Take the line containing "What matplotlib code", the line containing "plt.rcParams['axes.unicode_minus'] = False", and all lines between them, and transcribe them exactly. Leave out pictures.

◆ **Given records**:
· · ·
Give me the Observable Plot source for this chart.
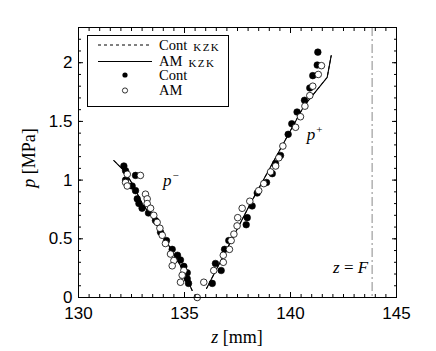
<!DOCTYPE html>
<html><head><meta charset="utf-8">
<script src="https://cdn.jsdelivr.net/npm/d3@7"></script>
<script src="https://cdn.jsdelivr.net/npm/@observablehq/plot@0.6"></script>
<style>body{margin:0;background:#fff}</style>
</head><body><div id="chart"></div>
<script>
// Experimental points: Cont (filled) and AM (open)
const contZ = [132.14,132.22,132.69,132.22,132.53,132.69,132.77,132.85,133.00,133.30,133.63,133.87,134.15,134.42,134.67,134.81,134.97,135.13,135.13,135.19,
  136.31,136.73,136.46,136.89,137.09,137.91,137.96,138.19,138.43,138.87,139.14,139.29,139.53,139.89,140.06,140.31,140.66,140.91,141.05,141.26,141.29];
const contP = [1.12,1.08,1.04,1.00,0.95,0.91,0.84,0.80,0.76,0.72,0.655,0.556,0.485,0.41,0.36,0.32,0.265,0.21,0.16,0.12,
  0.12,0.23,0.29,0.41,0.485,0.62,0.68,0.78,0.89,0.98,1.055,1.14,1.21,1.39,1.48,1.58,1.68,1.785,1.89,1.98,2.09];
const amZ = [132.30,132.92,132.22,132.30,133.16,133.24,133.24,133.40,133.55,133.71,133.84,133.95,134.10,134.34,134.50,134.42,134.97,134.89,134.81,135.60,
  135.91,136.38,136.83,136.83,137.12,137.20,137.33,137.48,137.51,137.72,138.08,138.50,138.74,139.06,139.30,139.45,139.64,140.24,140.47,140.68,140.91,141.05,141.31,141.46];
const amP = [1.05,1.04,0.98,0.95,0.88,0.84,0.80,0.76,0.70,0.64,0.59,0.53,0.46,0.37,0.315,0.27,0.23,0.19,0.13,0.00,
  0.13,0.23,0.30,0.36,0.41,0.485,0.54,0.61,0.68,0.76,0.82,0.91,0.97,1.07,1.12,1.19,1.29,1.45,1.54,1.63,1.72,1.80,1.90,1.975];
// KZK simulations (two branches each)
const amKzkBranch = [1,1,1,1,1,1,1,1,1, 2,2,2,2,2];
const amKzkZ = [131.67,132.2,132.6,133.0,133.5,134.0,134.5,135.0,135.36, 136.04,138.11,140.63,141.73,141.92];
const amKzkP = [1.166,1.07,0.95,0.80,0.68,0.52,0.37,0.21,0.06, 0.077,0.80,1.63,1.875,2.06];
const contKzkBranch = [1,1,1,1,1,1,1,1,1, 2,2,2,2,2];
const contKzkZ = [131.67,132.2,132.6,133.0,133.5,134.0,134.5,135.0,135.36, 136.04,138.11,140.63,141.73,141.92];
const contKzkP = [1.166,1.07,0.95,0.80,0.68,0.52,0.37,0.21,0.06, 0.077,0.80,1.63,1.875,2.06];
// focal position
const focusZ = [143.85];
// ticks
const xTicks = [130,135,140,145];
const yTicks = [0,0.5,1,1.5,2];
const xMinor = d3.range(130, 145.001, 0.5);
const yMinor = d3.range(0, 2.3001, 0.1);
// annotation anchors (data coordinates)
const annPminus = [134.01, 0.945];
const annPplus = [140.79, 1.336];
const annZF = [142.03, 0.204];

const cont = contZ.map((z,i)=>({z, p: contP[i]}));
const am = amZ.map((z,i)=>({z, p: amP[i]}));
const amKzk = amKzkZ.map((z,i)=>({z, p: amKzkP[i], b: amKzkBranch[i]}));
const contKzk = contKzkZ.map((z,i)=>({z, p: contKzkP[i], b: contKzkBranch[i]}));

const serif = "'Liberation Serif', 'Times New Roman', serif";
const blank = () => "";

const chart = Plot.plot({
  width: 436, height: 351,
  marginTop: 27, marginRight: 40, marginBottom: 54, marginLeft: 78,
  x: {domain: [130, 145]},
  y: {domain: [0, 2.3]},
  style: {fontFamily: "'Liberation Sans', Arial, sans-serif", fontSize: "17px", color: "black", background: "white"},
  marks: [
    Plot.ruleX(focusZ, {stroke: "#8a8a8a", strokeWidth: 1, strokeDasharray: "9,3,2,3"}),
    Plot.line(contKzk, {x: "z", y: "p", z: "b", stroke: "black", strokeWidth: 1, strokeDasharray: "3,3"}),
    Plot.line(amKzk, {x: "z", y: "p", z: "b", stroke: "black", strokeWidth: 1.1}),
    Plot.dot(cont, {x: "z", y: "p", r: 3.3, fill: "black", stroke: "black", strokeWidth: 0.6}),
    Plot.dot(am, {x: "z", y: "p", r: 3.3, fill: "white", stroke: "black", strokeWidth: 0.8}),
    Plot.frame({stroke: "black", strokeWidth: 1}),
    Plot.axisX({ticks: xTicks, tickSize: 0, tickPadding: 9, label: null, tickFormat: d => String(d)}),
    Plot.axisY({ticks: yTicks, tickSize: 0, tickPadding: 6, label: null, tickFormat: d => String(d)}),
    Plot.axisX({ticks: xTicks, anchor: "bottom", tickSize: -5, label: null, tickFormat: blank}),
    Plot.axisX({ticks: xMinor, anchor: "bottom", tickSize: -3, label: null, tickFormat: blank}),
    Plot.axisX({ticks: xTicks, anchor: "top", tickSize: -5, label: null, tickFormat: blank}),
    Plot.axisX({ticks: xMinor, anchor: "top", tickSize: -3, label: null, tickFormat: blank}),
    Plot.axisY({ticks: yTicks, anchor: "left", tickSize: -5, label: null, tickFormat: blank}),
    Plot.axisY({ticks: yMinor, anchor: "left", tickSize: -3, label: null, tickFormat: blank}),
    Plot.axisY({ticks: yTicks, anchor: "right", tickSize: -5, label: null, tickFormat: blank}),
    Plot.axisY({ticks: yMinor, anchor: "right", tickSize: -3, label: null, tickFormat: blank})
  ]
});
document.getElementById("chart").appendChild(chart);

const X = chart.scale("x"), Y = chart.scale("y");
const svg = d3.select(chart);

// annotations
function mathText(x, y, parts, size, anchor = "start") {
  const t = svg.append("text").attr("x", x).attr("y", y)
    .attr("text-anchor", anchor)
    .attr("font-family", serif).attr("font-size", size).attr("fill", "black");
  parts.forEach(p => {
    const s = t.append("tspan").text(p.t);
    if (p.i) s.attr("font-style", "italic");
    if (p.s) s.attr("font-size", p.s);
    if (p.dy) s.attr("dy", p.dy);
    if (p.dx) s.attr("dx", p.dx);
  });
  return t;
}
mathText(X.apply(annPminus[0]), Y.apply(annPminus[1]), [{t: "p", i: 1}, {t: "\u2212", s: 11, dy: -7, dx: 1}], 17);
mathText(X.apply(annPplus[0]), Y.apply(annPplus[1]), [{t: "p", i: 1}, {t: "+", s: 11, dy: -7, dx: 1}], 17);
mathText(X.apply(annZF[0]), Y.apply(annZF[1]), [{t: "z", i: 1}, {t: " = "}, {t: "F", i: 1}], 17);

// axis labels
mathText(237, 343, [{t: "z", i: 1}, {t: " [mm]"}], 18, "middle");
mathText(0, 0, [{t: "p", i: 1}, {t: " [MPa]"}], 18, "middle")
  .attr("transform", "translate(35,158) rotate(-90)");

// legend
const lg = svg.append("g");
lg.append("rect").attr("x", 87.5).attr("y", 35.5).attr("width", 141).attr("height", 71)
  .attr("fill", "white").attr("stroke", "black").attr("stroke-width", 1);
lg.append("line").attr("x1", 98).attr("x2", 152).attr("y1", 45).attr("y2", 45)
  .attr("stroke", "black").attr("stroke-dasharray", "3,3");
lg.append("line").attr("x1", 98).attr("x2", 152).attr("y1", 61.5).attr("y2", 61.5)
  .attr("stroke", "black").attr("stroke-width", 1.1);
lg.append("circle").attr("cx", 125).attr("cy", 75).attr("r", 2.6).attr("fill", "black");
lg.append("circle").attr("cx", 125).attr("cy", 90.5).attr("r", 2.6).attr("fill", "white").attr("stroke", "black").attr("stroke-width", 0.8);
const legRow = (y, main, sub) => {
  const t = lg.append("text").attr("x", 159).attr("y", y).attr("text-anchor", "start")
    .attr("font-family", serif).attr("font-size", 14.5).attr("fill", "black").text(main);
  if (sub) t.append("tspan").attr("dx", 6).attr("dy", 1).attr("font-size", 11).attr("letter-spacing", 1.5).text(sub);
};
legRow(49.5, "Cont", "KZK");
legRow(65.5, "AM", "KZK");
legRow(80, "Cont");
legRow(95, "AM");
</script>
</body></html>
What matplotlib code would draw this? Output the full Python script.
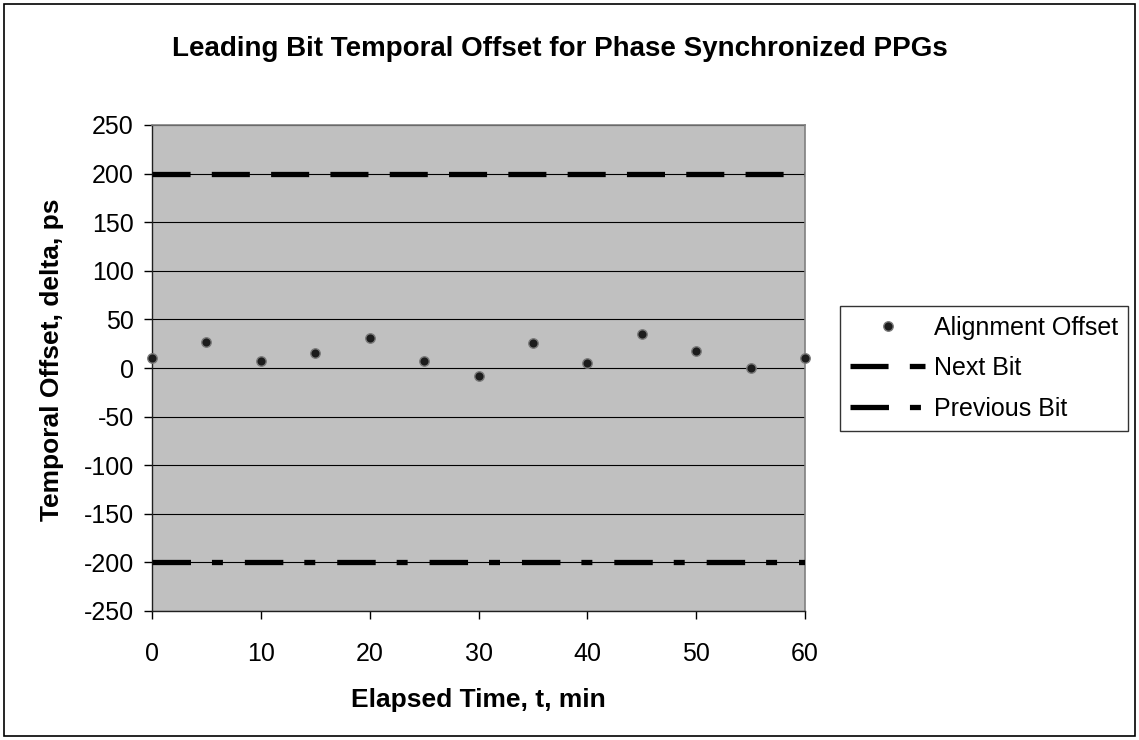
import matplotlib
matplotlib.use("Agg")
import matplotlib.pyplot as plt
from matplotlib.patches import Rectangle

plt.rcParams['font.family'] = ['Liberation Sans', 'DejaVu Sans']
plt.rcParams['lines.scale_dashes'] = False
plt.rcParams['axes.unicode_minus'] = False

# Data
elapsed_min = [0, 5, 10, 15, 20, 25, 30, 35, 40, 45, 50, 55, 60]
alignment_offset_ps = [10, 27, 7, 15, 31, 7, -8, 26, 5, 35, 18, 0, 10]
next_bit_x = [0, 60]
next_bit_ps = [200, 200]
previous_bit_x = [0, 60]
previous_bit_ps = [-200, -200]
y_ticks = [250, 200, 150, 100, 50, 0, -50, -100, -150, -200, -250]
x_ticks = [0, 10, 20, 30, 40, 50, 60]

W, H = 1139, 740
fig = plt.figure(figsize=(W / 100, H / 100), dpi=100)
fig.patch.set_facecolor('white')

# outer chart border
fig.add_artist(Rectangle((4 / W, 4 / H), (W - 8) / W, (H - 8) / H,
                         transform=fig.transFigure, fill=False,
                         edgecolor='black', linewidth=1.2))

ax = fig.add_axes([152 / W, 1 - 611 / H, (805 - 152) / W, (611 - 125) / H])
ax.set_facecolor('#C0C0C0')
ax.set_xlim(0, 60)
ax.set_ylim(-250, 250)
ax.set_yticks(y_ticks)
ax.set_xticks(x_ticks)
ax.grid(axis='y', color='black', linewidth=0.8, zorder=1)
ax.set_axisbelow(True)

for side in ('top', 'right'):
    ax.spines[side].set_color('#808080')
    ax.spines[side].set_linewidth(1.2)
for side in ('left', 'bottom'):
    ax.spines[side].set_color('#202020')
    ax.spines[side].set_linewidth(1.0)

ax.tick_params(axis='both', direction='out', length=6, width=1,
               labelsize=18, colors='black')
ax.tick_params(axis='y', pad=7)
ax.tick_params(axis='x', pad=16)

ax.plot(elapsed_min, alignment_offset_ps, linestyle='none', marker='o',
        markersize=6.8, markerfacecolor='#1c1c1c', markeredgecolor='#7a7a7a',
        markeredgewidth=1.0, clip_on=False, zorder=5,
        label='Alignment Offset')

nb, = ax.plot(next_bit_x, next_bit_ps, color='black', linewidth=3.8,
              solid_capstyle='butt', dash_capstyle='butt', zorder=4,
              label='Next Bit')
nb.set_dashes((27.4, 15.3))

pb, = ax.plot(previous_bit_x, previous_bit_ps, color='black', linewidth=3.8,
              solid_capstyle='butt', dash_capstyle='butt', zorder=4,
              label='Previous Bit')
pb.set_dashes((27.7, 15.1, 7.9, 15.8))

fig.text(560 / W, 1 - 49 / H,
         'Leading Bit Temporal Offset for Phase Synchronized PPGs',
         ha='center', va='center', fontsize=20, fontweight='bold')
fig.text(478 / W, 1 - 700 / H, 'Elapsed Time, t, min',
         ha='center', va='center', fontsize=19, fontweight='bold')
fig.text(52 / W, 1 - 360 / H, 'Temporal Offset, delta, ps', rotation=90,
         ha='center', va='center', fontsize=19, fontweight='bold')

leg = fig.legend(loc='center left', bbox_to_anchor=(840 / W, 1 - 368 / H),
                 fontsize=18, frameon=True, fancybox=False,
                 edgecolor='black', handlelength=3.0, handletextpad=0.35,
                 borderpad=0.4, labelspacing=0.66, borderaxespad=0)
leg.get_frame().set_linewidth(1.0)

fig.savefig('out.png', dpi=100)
· · ·
◆ **Response to the task**:
What matplotlib code would draw this? Output the full Python script.
import matplotlib
matplotlib.use("Agg")
import matplotlib.pyplot as plt
from matplotlib.patches import Rectangle

plt.rcParams['font.family'] = ['Liberation Sans', 'DejaVu Sans']
plt.rcParams['lines.scale_dashes'] = False
plt.rcParams['axes.unicode_minus'] = False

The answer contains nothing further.